Begin

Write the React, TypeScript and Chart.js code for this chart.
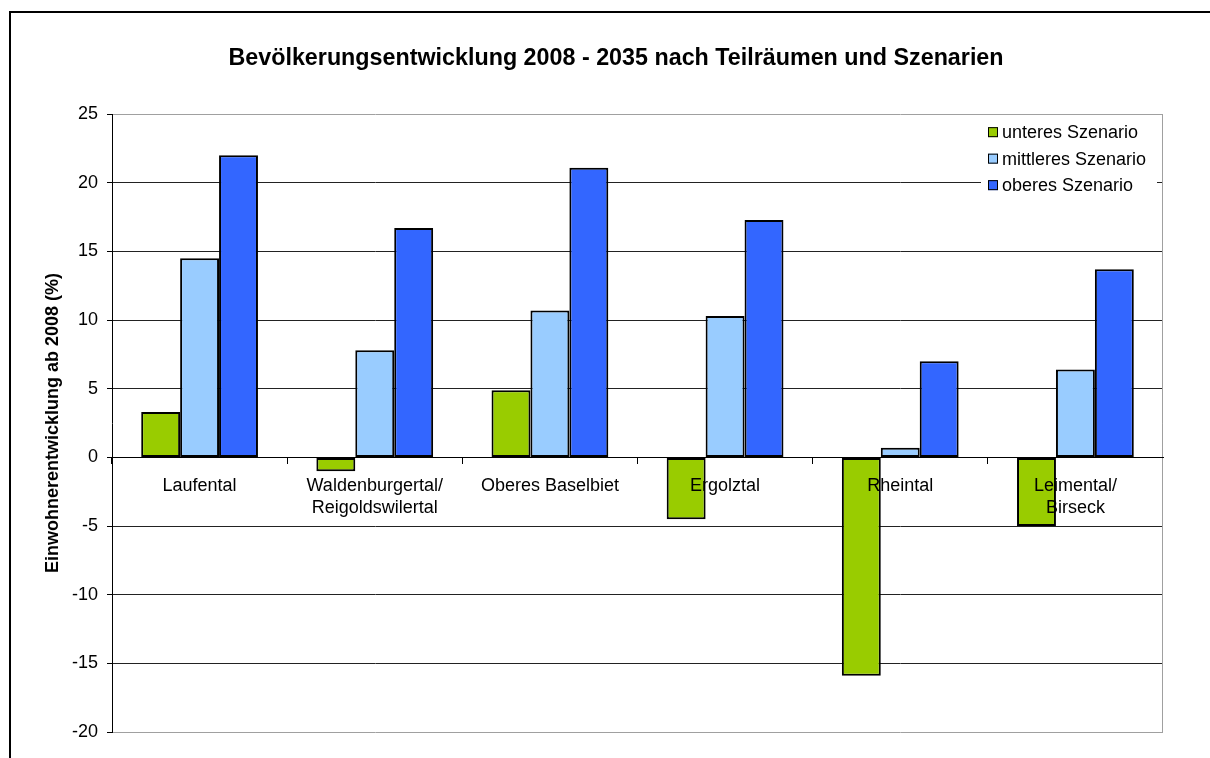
import React, { useEffect, useRef } from 'react';
import { Chart, registerables } from 'chart.js';

Chart.register(...registerables);

const categories: string[][] = [
  ['Laufental'],
  ['Waldenburgertal/', 'Reigoldswilertal'],
  ['Oberes Baselbiet'],
  ['Ergolztal'],
  ['Rheintal'],
  ['Leimental/', 'Birseck'],
];
const seriesNames = ['unteres Szenario', 'mittleres Szenario', 'oberes Szenario'];
const unteres = [3.3, -1.0, 4.9, -4.5, -15.9, -5.0];
const mittleres = [14.5, 7.8, 10.7, 10.3, 0.7, 6.4];
const oberes = [22.0, 16.7, 21.1, 17.3, 7.0, 13.7];
const seriesColors = ['#99CC00', '#99CCFF', '#3366FF'];
const yMin = -20;
const yMax = 25;
const yStep = 5;
const chartTitle = 'Bevölkerungsentwicklung 2008 - 2035 nach Teilräumen und Szenarien';
const yTitle = 'Einwohnerentwicklung ab 2008 (%)';

const FONT = '"Liberation Sans", Arial, Helvetica, sans-serif';

const frameAndLegend = {
  id: 'frameAndLegend',
  beforeDatasetsDraw(chart: any) {
    const { ctx, chartArea } = chart;
    ctx.save();
    ctx.strokeStyle = '#a0a0a0';
    ctx.lineWidth = 1;
    ctx.beginPath();
    ctx.moveTo(chartArea.right - 0.5, chartArea.top);
    ctx.lineTo(chartArea.right - 0.5, chartArea.bottom);
    ctx.stroke();
    ctx.restore();
  },
  afterDraw(chart: any) {
    const { ctx, chartArea } = chart;
    ctx.save();
    const bgLeft = chartArea.right - 182;
    const bgTop = chartArea.top + 4;
    ctx.fillStyle = '#ffffff';
    ctx.fillRect(bgLeft, bgTop, 176, 82);
    ctx.font = `18px ${FONT}`;
    ctx.textBaseline = 'middle';
    ctx.textAlign = 'left';
    chart.data.datasets.forEach((ds: any, i: number) => {
      const cy = chartArea.top + 18 + i * 26.5;
      const bx = bgLeft + 7;
      ctx.fillStyle = ds.backgroundColor;
      ctx.fillRect(bx, cy - 5, 10, 10);
      ctx.strokeStyle = '#000';
      ctx.lineWidth = 1;
      ctx.strokeRect(bx + 0.5, cy - 4.5, 9, 9);
      ctx.fillStyle = '#000';
      ctx.fillText(ds.label, bx + 14, cy + 1);
    });
    ctx.restore();
  },
};

export default function App() {
  const canvasRef = useRef<HTMLCanvasElement | null>(null);

  useEffect(() => {
    const canvas = canvasRef.current;
    if (!canvas) return;
    Chart.defaults.font.family = FONT;
    const values = [unteres, mittleres, oberes];
    const chart = new Chart(canvas, {
      type: 'bar',
      data: {
        labels: categories,
        datasets: seriesNames.map((name, i) => ({
          label: name,
          data: values[i],
          backgroundColor: seriesColors[i],
          borderColor: '#000000',
          borderWidth: 2,
          borderSkipped: false,
          barPercentage: 1,
          categoryPercentage: 3 / 4.5,
        })),
      },
      options: {
        responsive: false,
        animation: false,
        devicePixelRatio: 1,
        layout: { padding: { left: 0, right: 0, top: 0, bottom: 26 } },
        plugins: {
          legend: { display: false },
          tooltip: { enabled: false },
          title: {
            display: true,
            text: chartTitle,
            color: '#000',
            font: { size: 23.3, weight: 'bold', family: FONT },
            padding: { top: 45, bottom: 41.2 },
          },
        },
        scales: {
          x: {
            type: 'category',
            position: { y: 0 } as any,
            grid: {
              display: true,
              drawOnChartArea: false,
              drawTicks: true,
              tickLength: 6,
              tickColor: '#000',
              offset: true,
            },
            border: { display: true, color: '#000', width: 1, z: 1 },
            ticks: {
              z: 1,
              color: '#000',
              font: { size: 18, family: FONT },
              maxRotation: 0,
              minRotation: 0,
              autoSkip: false,
              padding: 12,
            },
          },
          y: {
            min: yMin,
            max: yMax,
            afterFit: (scale: any) => {
              scale.width = 112;
            },
            ticks: {
              stepSize: yStep,
              color: '#000',
              font: { size: 18, family: FONT },
              padding: 9,
            },
            grid: {
              color: (c: any) =>
                c.tick && (c.tick.value === yMax || c.tick.value === yMin) ? '#a0a0a0' : '#222',
              lineWidth: 1,
              tickLength: 5,
              tickColor: '#000',
              drawTicks: true,
            },
            border: { display: true, color: '#000', width: 1 },
            title: {
              display: true,
              text: yTitle,
              color: '#000',
              font: { size: 18, weight: 'bold', family: FONT },
              padding: { top: 42, bottom: 0 },
            },
          },
          yRightSpace: {
            type: 'linear',
            position: 'right',
            display: true,
            min: yMin,
            max: yMax,
            afterFit: (scale: any) => {
              scale.width = 69;
            },
            ticks: { display: false },
            grid: { display: false, drawTicks: false },
            border: { display: false },
          },
        },
      },
      plugins: [frameAndLegend],
    });
    return () => chart.destroy();
  }, []);

  return (
    <div
      style={{
        position: 'fixed',
        left: 0,
        top: 0,
        width: 1210,
        height: 758,
        overflow: 'hidden',
        background: '#fff',
      }}
    >
      <div
        style={{
          position: 'absolute',
          left: 9,
          top: 11,
          width: 1300,
          height: 1000,
          border: '2px solid #000',
          boxSizing: 'border-box',
        }}
      />
      <canvas
        ref={canvasRef}
        width={1232}
        height={758}
        style={{ position: 'absolute', left: 0, top: 0, width: 1232, height: 758 }}
      />
    </div>
  );
}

End

§ WORK REQUIRED:
Show every line of the listing in which the string "React" can be found.

§ CORRECT OUTPUT:
Write the React, TypeScript and Chart.js code for this chart.
import React, { useEffect, useRef } from 'react';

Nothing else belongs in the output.